Paul se souvient de ce jour où les voisins ont crié de se mettre à l'abri, de sa main qui tenait un bouquet de fleurs ramassées et de la deuxième qui tenait sa mère pendant qu'ils couraient, devant les maisons soulevées de terre par les explosions d'obus.
Pragmatique, la mère de famille prit la soupe qui mijotait sur le poêle à bois et, avec le père, ils emmenèrent les enfants dans la tranchée, protégée par une simple planche de bois, sous le soleil brûlant d'août. Tous serrés autour de la marmite chaude et sans couvercle, la famille souffrait dans la fournaise du trou, saupoudrée de terre à chaque chute d'obus. Le père pensa à la tranchée du voisin. Il suffirait de courir quelques mètres pour séparer la famille et avoir pour chacun un peu plus d'espace. Il savait la tranchée inoccupée puisque ses propriétaires âgés n'avaient pas eu le temps de descendre lentement leurs escaliers pour la rejoindre.
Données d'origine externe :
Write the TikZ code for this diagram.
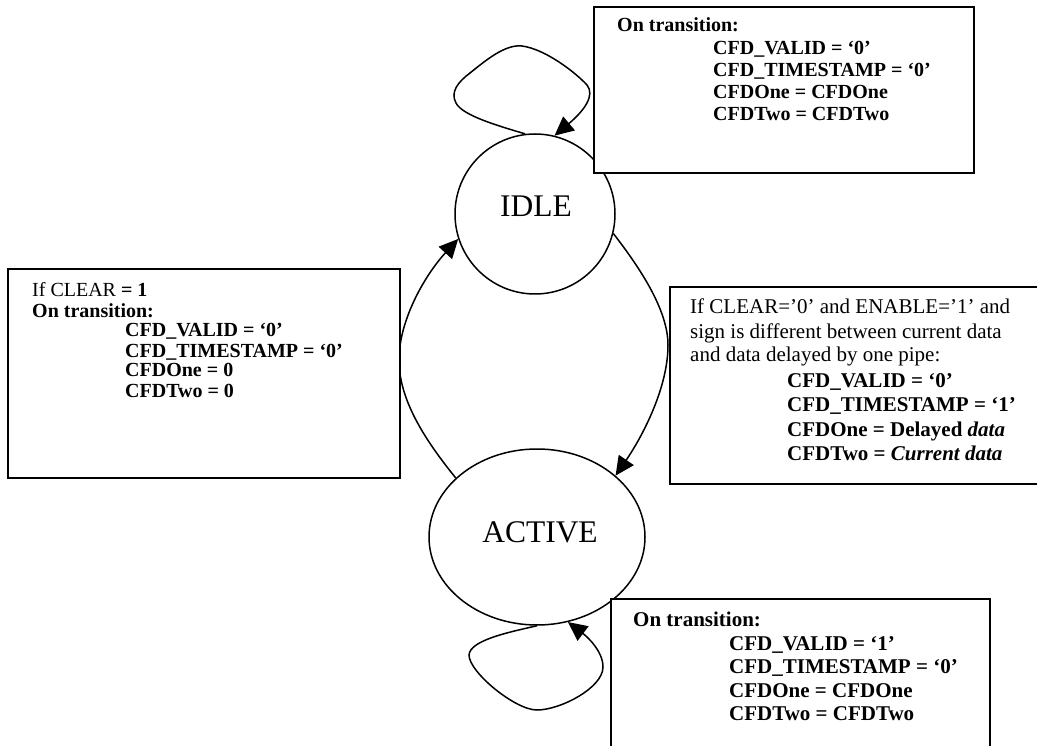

Le père de Paul attendit une accalmie pour crier le top départ. Son premier mot à peine sorti de la bouche, un obus explosa le refuge visé. Il s'en fallut de peu !
Il fallait se résigner à attendre, toute la nuit, dans le bruit assourdissant et la poussière, en écoutant la prière psalmodiée par sa mère qui invoquait le grand ciel au milieu de ses larmes. Cinq obus tombèrent tout autour d'eux. L'angoisse pénétrait chaque respiration. Son père, lui, mit à profit ses longues heures pour étudier le rythme de tir et localiser les canons. Il calculait le meilleur moment pour quitter leur cachette, dès que la luminosité du petit matin leur permettrait. Paul qui marchait pieds nus depuis des mois, serra les rubans des chaussures qu'il avait empruntées à sa sœur, espérant pouvoir courir plus vite ainsi équipé. Quand la famille courut vers les collines, le jeune Paul claudiqua, gêné par les semelles qui avaient tourné sur le dessus de son pied. Les prières de sa maman ont dû être entendues, tout le monde arriva sain et sauf au puits de la colline. Deux jours de vie sauvage s'organisèrent avec les autres villageois cachés. Tous spectateurs des explosions, tous effrayés par des rumeurs de battues allemandes.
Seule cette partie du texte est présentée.